# SOURCE EXCERPT
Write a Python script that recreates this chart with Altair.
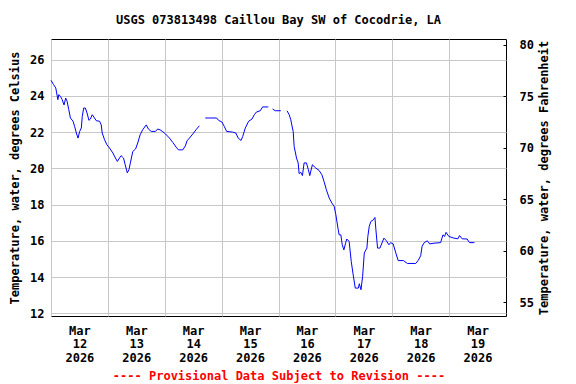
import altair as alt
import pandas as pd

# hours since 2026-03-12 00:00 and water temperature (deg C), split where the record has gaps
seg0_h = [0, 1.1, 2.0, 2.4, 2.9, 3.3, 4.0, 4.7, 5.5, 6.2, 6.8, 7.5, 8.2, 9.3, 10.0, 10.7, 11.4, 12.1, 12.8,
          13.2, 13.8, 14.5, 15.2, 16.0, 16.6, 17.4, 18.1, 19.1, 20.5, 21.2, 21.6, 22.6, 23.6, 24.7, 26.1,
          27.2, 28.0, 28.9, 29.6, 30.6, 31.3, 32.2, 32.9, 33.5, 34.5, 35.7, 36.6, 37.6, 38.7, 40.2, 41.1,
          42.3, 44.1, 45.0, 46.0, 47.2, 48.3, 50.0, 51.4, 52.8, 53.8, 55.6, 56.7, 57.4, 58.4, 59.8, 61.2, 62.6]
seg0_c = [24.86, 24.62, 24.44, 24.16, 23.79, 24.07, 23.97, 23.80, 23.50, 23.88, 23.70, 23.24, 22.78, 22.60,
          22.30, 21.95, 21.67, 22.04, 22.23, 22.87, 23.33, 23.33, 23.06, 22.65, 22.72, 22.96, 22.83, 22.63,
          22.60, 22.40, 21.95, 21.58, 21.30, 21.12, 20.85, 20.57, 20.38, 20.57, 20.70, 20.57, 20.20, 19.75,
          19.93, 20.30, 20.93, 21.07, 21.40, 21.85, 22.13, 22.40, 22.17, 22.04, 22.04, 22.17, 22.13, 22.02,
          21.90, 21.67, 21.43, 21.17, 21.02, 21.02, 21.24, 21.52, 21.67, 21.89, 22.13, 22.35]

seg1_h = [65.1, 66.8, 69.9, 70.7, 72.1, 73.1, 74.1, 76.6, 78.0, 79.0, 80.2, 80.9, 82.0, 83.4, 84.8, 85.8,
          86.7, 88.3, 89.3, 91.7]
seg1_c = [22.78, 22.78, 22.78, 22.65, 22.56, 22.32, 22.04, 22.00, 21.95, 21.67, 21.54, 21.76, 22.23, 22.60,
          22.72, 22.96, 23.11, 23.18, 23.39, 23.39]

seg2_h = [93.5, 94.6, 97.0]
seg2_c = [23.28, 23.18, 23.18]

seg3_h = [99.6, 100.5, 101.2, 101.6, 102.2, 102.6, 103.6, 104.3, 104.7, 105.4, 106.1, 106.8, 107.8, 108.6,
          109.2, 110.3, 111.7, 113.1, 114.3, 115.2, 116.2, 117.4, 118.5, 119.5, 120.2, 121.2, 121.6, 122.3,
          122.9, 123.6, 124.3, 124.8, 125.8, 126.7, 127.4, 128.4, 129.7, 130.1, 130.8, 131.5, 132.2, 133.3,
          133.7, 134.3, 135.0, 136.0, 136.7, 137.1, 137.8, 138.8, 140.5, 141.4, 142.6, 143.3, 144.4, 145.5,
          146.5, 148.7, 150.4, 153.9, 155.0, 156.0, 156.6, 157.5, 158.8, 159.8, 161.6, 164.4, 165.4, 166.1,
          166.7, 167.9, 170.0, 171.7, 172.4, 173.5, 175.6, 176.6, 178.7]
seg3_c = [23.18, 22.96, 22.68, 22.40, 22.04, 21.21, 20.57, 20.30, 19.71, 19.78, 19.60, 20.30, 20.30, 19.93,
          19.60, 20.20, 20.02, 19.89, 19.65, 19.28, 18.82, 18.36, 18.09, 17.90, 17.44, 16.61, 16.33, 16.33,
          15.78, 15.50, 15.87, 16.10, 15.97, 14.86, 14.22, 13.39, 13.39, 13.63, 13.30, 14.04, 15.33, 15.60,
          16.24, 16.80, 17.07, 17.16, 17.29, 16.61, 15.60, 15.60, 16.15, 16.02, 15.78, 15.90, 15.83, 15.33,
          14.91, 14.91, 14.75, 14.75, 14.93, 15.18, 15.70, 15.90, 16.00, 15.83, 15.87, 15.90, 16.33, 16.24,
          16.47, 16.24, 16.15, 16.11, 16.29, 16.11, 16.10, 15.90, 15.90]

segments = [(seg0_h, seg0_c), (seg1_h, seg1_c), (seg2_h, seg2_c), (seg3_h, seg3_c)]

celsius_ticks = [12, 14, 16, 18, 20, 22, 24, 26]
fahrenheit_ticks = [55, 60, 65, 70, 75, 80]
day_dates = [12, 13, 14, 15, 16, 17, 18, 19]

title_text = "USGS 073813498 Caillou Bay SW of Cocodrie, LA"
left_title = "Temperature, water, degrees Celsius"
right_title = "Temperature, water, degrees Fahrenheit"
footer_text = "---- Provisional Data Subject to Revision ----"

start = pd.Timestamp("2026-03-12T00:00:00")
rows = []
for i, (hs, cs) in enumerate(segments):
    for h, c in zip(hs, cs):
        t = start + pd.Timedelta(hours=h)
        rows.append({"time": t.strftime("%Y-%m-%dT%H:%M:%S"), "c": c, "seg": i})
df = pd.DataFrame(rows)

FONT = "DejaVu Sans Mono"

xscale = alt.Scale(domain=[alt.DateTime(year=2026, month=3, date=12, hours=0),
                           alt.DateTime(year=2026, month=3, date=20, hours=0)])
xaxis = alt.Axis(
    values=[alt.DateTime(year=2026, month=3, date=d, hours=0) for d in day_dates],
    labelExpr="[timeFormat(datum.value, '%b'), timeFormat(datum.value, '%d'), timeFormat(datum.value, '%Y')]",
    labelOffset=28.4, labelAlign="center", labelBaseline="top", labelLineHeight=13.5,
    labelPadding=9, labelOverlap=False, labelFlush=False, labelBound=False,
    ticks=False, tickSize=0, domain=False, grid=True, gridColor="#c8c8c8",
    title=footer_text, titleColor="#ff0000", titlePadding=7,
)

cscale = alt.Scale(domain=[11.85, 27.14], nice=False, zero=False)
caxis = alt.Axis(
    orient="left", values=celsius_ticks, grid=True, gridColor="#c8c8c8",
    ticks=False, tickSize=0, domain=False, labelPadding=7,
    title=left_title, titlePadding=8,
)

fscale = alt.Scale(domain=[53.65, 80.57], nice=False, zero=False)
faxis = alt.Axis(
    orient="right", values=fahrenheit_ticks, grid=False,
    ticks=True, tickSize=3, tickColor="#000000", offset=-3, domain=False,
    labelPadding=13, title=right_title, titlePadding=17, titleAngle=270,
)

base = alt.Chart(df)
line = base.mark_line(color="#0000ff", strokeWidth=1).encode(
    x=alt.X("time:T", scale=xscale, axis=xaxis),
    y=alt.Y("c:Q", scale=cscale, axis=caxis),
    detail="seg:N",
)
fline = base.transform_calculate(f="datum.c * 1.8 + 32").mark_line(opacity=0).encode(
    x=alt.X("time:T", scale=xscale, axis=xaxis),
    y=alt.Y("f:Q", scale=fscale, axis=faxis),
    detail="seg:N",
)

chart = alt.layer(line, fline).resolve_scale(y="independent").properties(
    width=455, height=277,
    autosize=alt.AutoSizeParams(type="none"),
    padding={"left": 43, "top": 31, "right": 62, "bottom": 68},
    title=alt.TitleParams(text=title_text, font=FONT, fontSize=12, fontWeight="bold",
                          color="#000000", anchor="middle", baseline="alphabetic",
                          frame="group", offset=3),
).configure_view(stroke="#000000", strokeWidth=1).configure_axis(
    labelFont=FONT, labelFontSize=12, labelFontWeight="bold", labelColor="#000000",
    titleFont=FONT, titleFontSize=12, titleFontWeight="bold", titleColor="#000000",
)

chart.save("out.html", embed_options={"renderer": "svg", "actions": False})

# WHAT TO DO
Could the lines from the top of the material through the line with "import pandas as pd" be repeated exactly, pictures left out?

# ANSWER TO THE EXERCISE
Write a Python script that recreates this chart with Altair.
import altair as alt
import pandas as pd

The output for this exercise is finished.